A TRAFFIC CONGESTION PLAN.

The New York Times
December 12, 1922


Looking into the future when Greater New York will have a population of 25,000,000, Dr. John A. Harriss, Special Deputy Police Commissioner in charge of traffic, sees the city from the Battery to Forty-second Street occupied by storage and provision warehouses, manufacturing and wholesale business buildings.  From Forty-second Street to Fifty-ninth Street there will be only office and commercial structures.  Fifty-ninth to 110th Street is to be a "de luxe" shopping district, along the main thoroughfares, and near them; from 110th to 125th, we shall have an "additional shopping district"; above, extending north to Westchester and east to the Connecticut State line and far into Long Island, is pictured a vast residential area for all purses.  Atlantic steamships will dock on Long Island.  Expansion across the Hudson River into New Jersey is left out of the dream.  Yet the overflow in that direction has been going on since the Civil War.  New York City's housing and traffic problems would be much easier of solution if the Empire State extended to the Delaware.  It is to be supposed that Dr. Harriss visualizes the future metropolis in a grand manner in order to fix attention upon the urgency of planning relief for a traffic congestion that is already a nightmare in a city of less than 6,000,000 people.
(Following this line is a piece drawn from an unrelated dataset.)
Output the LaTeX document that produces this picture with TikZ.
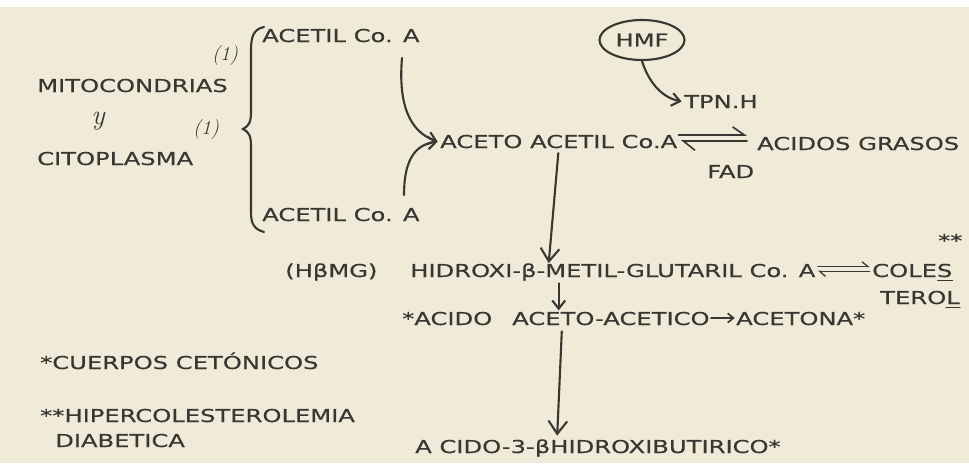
\documentclass[tikz,border=0pt]{standalone}
\usepackage{fontspec}
\usepackage{tikz}
\usetikzlibrary{arrows.meta,positioning,shapes.geometric}
\newfontfamily\maquina{DejaVu Sans}[FakeStretch=1.36,FakeBold=0.4]
\definecolor{papel}{RGB}{240,234,216}
\definecolor{tinta}{RGB}{58,55,50}

\begin{document}
\begin{tikzpicture}[
    x=0.03cm, y=-0.03cm,
    every node/.style={font=\maquina\fontsize{15.2}{18}\selectfont,
        text=tinta, inner sep=0pt, anchor=base west},
    mano/.style={font=\itshape\fontsize{17}{19}\selectfont},
    trazo/.style={draw=tinta, line width=1.8pt, line cap=round},
    flecha/.style={trazo, -{Straight Barb[length=11pt,width=16pt,line width=1.8pt]}},
    flechita/.style={trazo, -{Straight Barb[length=7pt,width=11pt,line width=1.8pt]}},
    arpon/.style={trazo, line width=1.4pt}
]

% Paper
\fill[white] (0,0) rectangle (969,463);
\fill[papel] (0,7) rectangle (969,463);
\useasboundingbox (0,0) rectangle (969,463);

% Left side
\node (mito) at (37,92) {MITOCONDRIAS};
\node[font=\itshape\fontsize{24}{26}\selectfont, anchor=center] (yand) at (98,121) {y};
\node (cito) at (37,165) {CITOPLASMA};
\node[mano] (uno1) at (212,60) {(1)};
\node[mano] (uno2) at (193,134) {(1)};

% Brace
\draw[trazo] (264,27) .. controls (254,29) and (251,36) .. (251,50)
    -- (251,112) .. controls (251,122) and (249,126) .. (243,129)
    .. controls (249,132) and (251,136) .. (251,146)
    -- (251,212) .. controls (251,224) and (254,229) .. (264,232);

\node (acetil1) at (262,42) {ACETIL Co. A};
\node (acetil2) at (262,221) {ACETIL Co. A};

% Aceto acetil
\node (aceto) at (440,148) {ACETO ACETIL Co.A};
\coordinate (arr1) at (402,58);
\coordinate (abj1) at (404,195);
\draw[flechita] (arr1) .. controls (398,105) and (410,132) .. ([xshift=-2pt]aceto.west);
\draw[flechita] (abj1) .. controls (404,165) and (412,145) .. ([xshift=-2pt]aceto.west);

% HMF
\node[draw=tinta, line width=1.8pt, ellipse, anchor=center,
    minimum width=2.55cm, minimum height=1.2cm] (hmf) at (642,40) {HMF};
\node (tpn) at (684,108) {TPN.H};
\draw[flechita] (hmf.south) .. controls (648,80) and (660,97) .. ([xshift=-2pt]tpn.west);

\node (grasos) at (757,150) {ACIDOS GRASOS};
\draw[arpon, -{Straight Barb[harpoon,length=10pt,width=14pt,line width=1.4pt]}]
    ([yshift=11pt,xshift=1pt]aceto.base east) -- ([yshift=11pt,xshift=-0.3cm]aceto.base east -| grasos.west);
\draw[arpon, {Straight Barb[harpoon,length=10pt,width=16pt,line width=1.4pt]}-]
    ([yshift=6pt,xshift=3pt]aceto.base east) -- ([yshift=6pt,xshift=-0.3cm]aceto.base east -| grasos.west);
\node (fad) at (707,178) {FAD};

% HMG
\node (hbmg) at (285,277) {(HβMG)};
\node (hidroxi) at (410,277) {HIDROXI-β-METIL-GLUTARIL Co. A};
\draw[flecha, shorten <=4pt] (aceto.south) -- ([xshift=-0.3cm]aceto.south |- hidroxi.north);
\node (coles) at (872,277) {COLES};
\node[anchor=base east] (terol) at (960,304) {TEROL};
\node (dstar) at (938,247) {**};
\draw[trazo, line width=1pt] ([xshift=-0.45cm,yshift=-3pt]coles.base east) -- ([yshift=-3pt]coles.base east);
\draw[trazo, line width=1pt] ([xshift=-0.42cm,yshift=-3pt]terol.base east) -- ([yshift=-3pt]terol.base east);
\draw[arpon, line width=1.1pt, -{Straight Barb[harpoon,length=5pt,width=8pt,line width=1.1pt]}]
    ([yshift=9pt,xshift=2pt]hidroxi.base east) -- ([yshift=9pt,xshift=-2pt]coles.base west);
\draw[arpon, line width=1.1pt, {Straight Barb[harpoon,length=5pt,width=9pt,line width=1.1pt]}-]
    ([yshift=5pt,xshift=2pt]hidroxi.base east) -- ([yshift=5pt,xshift=-2pt]coles.base west);

% Acido aceto-acetico
\node (acido) at (402,325) {*ACIDO};
\node (acetoac) at (512,325) {ACETO-ACETICO};
\node (acetona) at (736,325) {ACETONA*};
\draw[trazo, line width=1.4pt, -{Straight Barb[length=5pt,width=8pt,line width=1.4pt]}]
    ([xshift=1pt,yshift=6pt]acetoac.base east) -- ([xshift=-1pt,yshift=6pt]acetona.base west);
\draw[flechita, shorten <=2pt, shorten >=1pt] (aceto.south |- hidroxi.south) -- (aceto.south |- acetoac.north);

% Hidroxibutirico
\node (butir) at (415,453) {A CIDO-3-βHIDROXIBUTIRICO*};
\draw[flecha, shorten <=5pt, shorten >=3pt] ([xshift=0.1cm]aceto.south |- acetoac.south) -- ([xshift=-0.05cm]aceto.south |- butir.north);

% Notes
\node (cuerpos) at (40,369) {*CUERPOS CETÓNICOS};
\node (hiper) at (40,422) {**HIPERCOLESTEROLEMIA};
\node (diab) at (55,447) {DIABETICA};

\end{tikzpicture}
\end{document}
The immediate question is what can be done to keep our motor vehicles going and to protect pedestrians.  Dr. Harriss, who is a practical man when he deals with the city as it is, proposes as a remedy for present street conditions the construction of spacious crosstown boulevards with provision underneath them for the parking of cars.  As the cost in the aggregate would be great, he proposes a beginning with a thoroughfare in the worst congested district, between Forty-second Street and Fifty-ninth.  It would be 360 feet wide, necessitating wreckage of buildings on both sides from river to river: sixty feet for the two sidewalks, one hundred feet for ordinary eastbound traffic and one hundred feet for westbound, with one hundred feet in the middle, divided for west and east bound express traffic.  The express traffic would pass under north and south bound streets, with ramps to a Sixth Avenue elevated express highway and to a Park Avenue viaduct.  The Deputy Commissioner's estimate of the cost of condemnation of houses, land and construction is $70,000,000, which seems to be optimistic.  As a matter of fact, no one can know what the cost would be.  The real estate "promoters" would have something to say about it.  Present assessments can hardly be taken as a safe basis.

Utterly to decry the scheme would be captious.  Something must soon be done to free the city from the tentacles of motor transportation, and anybody with a rational idea should have the floor.  Dr. Harriss renders a public service by opening the debate.  He has made an intensive study of the problem, and has already eased the traffic glut by his watch-towers and crossing regulations.  He would also do something to keep the taxicab "cruisers" in check.  He has suggested a central city garage under ground, where drivers could wait for telephone orders, returning when their trips were made. More traffic policemen he thinks needful for crossings that are known to be  dangerous.  No mechanical device can replace bluecoated directors of traffic.  It is high time their numbers were increased.